Parmi ces professions, deux jouent un rôle primordial dans la diffusion de la croyance en la liberté : le droit et l'éducation. Dans les pays où la protection des libertés a été érigée en religion civile, les juristes sont devenus les gardiens d'une doctrine qui enseigne que tous les aspects de la vie sociale peuvent être ramenés à la réclamation d'un droit devant un tribunal. Or, la puissance collective, en s'accroissant pour garantir un éventail élargi de libertés, multiplie par le fait même les occasions de les enfreindre. Toujours plus de libertés engendre toujours plus d'atteintes potentielles à leur jouissance, et donc autant de litiges qui font parader les avocats et les juges en sauveurs de ces biens menacés. Enfin, la pédagogie moderne ambitionne rien de moins que de réaliser la quadrature du cercle : elle veut faire de l'enfant un individu autonome, instruit et conscient de ses droits; pour l'amener à cet état, elle doit cependant recourir à des manipulations psychologiques qui postulent en l'enfant une matrice malléable et décomposer l'enseignement en un ensemble de procédés cognitifs programmables en fonction des «contenus» et des «valeurs» que l'on veut inculquer à l'élève. Pauvre enfant écartelé entre la liberté qu'on lui fait miroiter et le martyre d'ennui que lui font subir les savantes combinaisons de la pédagogie moderne!

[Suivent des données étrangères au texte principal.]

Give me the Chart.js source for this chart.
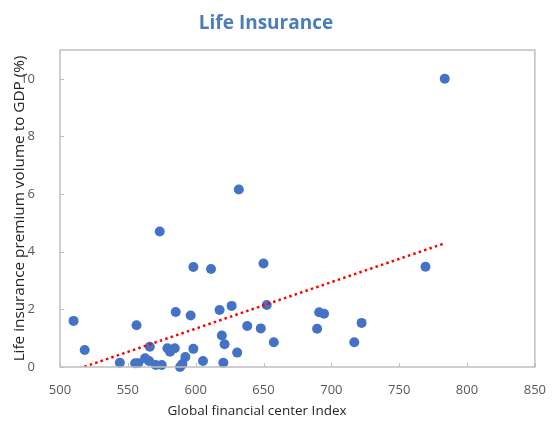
<!DOCTYPE html>
<html>
<head>
<meta charset="utf-8">
<script src="https://cdn.jsdelivr.net/npm/chart.js@4/dist/chart.umd.min.js"></script>
<style>
  body { margin: 0; background: #fff; }
  #wrap { width: 553px; height: 421px; }
</style>
</head>
<body>
<div id="wrap"><canvas id="lifeChart" width="553" height="421"></canvas></div>
<script>
// GFCI score vs. life premium volume as % of GDP
const gfciScore = [510.0, 518.2, 544.1, 556.4, 555.4, 557.6, 562.7, 565.7, 566.2, 570.6,
                   575.0, 573.5, 585.3, 579.2, 584.6, 581.1, 588.5, 590.2, 592.4, 596.3,
                   598.3, 598.3, 605.4, 611.3, 617.6, 619.3, 621.3, 620.4, 626.5, 630.6,
                   631.8, 638.0, 648.0, 650.0, 652.4, 657.6, 689.5, 691.0, 694.6, 716.9,
                   722.3, 769.4, 783.6];
const premiumPct = [1.60, 0.59, 0.15, 1.45, 0.13, 0.13, 0.30, 0.21, 0.70, 0.07,
                    0.07, 4.70, 1.91, 0.65, 0.65, 0.53, 0.00, 0.10, 0.35, 1.79,
                    3.47, 0.63, 0.21, 3.40, 1.98, 1.09, 0.79, 0.15, 2.12, 0.50,
                    6.16, 1.42, 1.34, 3.59, 2.15, 0.86, 1.33, 1.90, 1.85, 0.86,
                    1.53, 3.48, 10.0];

// linear trend endpoints
const trendX = [510, 784];
const trendY = [-0.12, 4.30];

const xTickValues = [500, 550, 600, 650, 700, 750, 800, 850];
const yTickValues = [0, 2, 4, 6, 8, 10];

const fontFamily = "'Open Sans', 'Noto Sans', sans-serif";

// frame around the plot, short inward tick marks, chart title and x axis title
const frameAndTicks = {
    id: 'frameAndTicks',
    afterDraw(chart) {
        const { ctx, chartArea: a, scales } = chart;
        ctx.save();
        ctx.setLineDash([]);
        ctx.strokeStyle = '#bfbfbf';
        ctx.lineWidth = 1.5;
        ctx.beginPath();
        ctx.rect(a.left, a.top, a.right - a.left, a.bottom - a.top);
        ctx.stroke();

        ctx.lineWidth = 1;
        ctx.beginPath();
        xTickValues.forEach(v => {
            const px = Math.round(scales.x.getPixelForValue(v)) + 0.5;
            ctx.moveTo(px, a.bottom);
            ctx.lineTo(px, a.bottom - 4);
        });
        yTickValues.forEach(v => {
            const py = Math.round(scales.y.getPixelForValue(v)) + 0.5;
            ctx.moveTo(a.left, py);
            ctx.lineTo(a.left + 4, py);
        });
        ctx.stroke();

        ctx.textAlign = 'center';
        ctx.textBaseline = 'middle';
        ctx.fillStyle = '#4a7ebb';
        ctx.font = 'bold 19px ' + fontFamily;
        ctx.fillText('Life Insurance', 266, 23.5);

        ctx.fillStyle = '#262626';
        ctx.font = '13.5px ' + fontFamily;
        ctx.fillText('Global financial center Index', a.left + (a.right - a.left) * 0.415, 411);
        ctx.restore();
    }
};

const points = gfciScore.map((x, i) => ({ x: x, y: premiumPct[i] }));
const trendPoints = trendX.map((x, i) => ({ x: x, y: trendY[i] }));

new Chart(document.getElementById('lifeChart'), {
    type: 'scatter',
    data: {
        datasets: [{
            type: 'line',
            label: 'Trend',
            data: trendPoints,
            borderColor: '#ff0000',
            borderWidth: 2.5,
            borderDash: [2.5, 3.2],
            pointRadius: 0,
            fill: false,
            clip: 0,
            order: 0
        }, {
            label: 'Life insurance',
            data: points,
            backgroundColor: '#4472c4',
            borderColor: '#4472c4',
            borderWidth: 0,
            pointRadius: 5,
            clip: false,
            order: 1
        }]
    },
    options: {
        responsive: false,
        animation: false,
        layout: { padding: { top: 50, left: 10, right: 17, bottom: 0 } },
        plugins: {
            legend: { display: false },
            tooltip: { enabled: false },
            title: { display: false }
        },
        scales: {
            x: {
                type: 'linear',
                min: 500,
                max: 850,
                grid: { display: false },
                border: { display: false },
                ticks: {
                    stepSize: 50,
                    padding: 7,
                    color: '#595959',
                    font: { family: fontFamily, size: 13 }
                },
                afterFit(scale) { scale.height = 54; }
            },
            y: {
                type: 'linear',
                min: 0,
                max: 11,
                grid: { display: false },
                border: { display: false },
                afterBuildTicks(scale) {
                    scale.ticks = yTickValues.map(v => ({ value: v }));
                },
                ticks: {
                    stepSize: 2,
                    padding: 17,
                    color: '#595959',
                    font: { family: fontFamily, size: 13 }
                },
                title: {
                    display: true,
                    text: 'Life insurance premium volume to GDP (%)',
                    color: '#262626',
                    font: { family: fontFamily, size: 15.3 },
                    padding: 0
                },
                afterFit(scale) { scale.width = 50; }
            }
        }
    },
    plugins: [frameAndTicks]
});
</script>
</body>
</html>
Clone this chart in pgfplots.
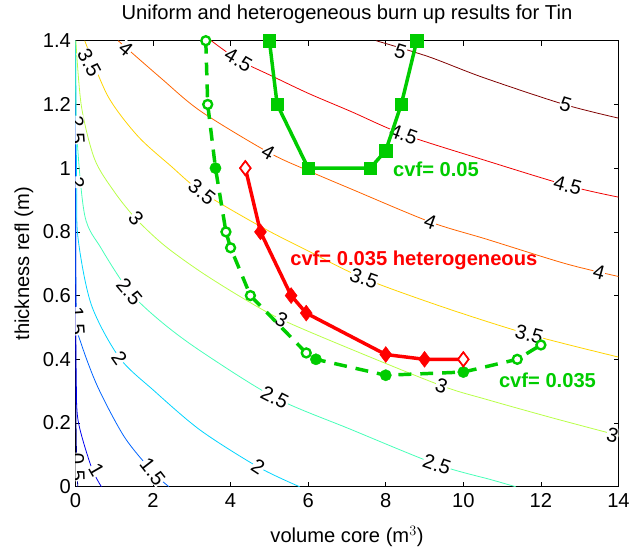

Si les libertés n'ont d'autre soutien aujourd'hui que la science et la technique, alors elles seront à tout jamais précaires et en nombre insuffisant pour contenter le cœur des hommes. Après les libertés de circuler, d'opinion et de rompre les amarres avec ses héritages viendront celles de changer son corps, son âme, son espérance de vie et ses souvenirs, de s'immortaliser et de façonner à son gré les êtres à naître. Ou alors, tel que l'écrivait Malebranche : «Nos sens ne sont pas si corrompus qu'on s'imagine, mais c'est le plus intérieur de notre âme, c'est notre liberté qui est corrompue.»

Notes
1.Carole Beaulieu, « Innover pour rester libre », L'Actualité, 1er novembre 2004.
2. Marcel Gauchet, La démocratie contre elle-même, Paris, Gallimard, 2002.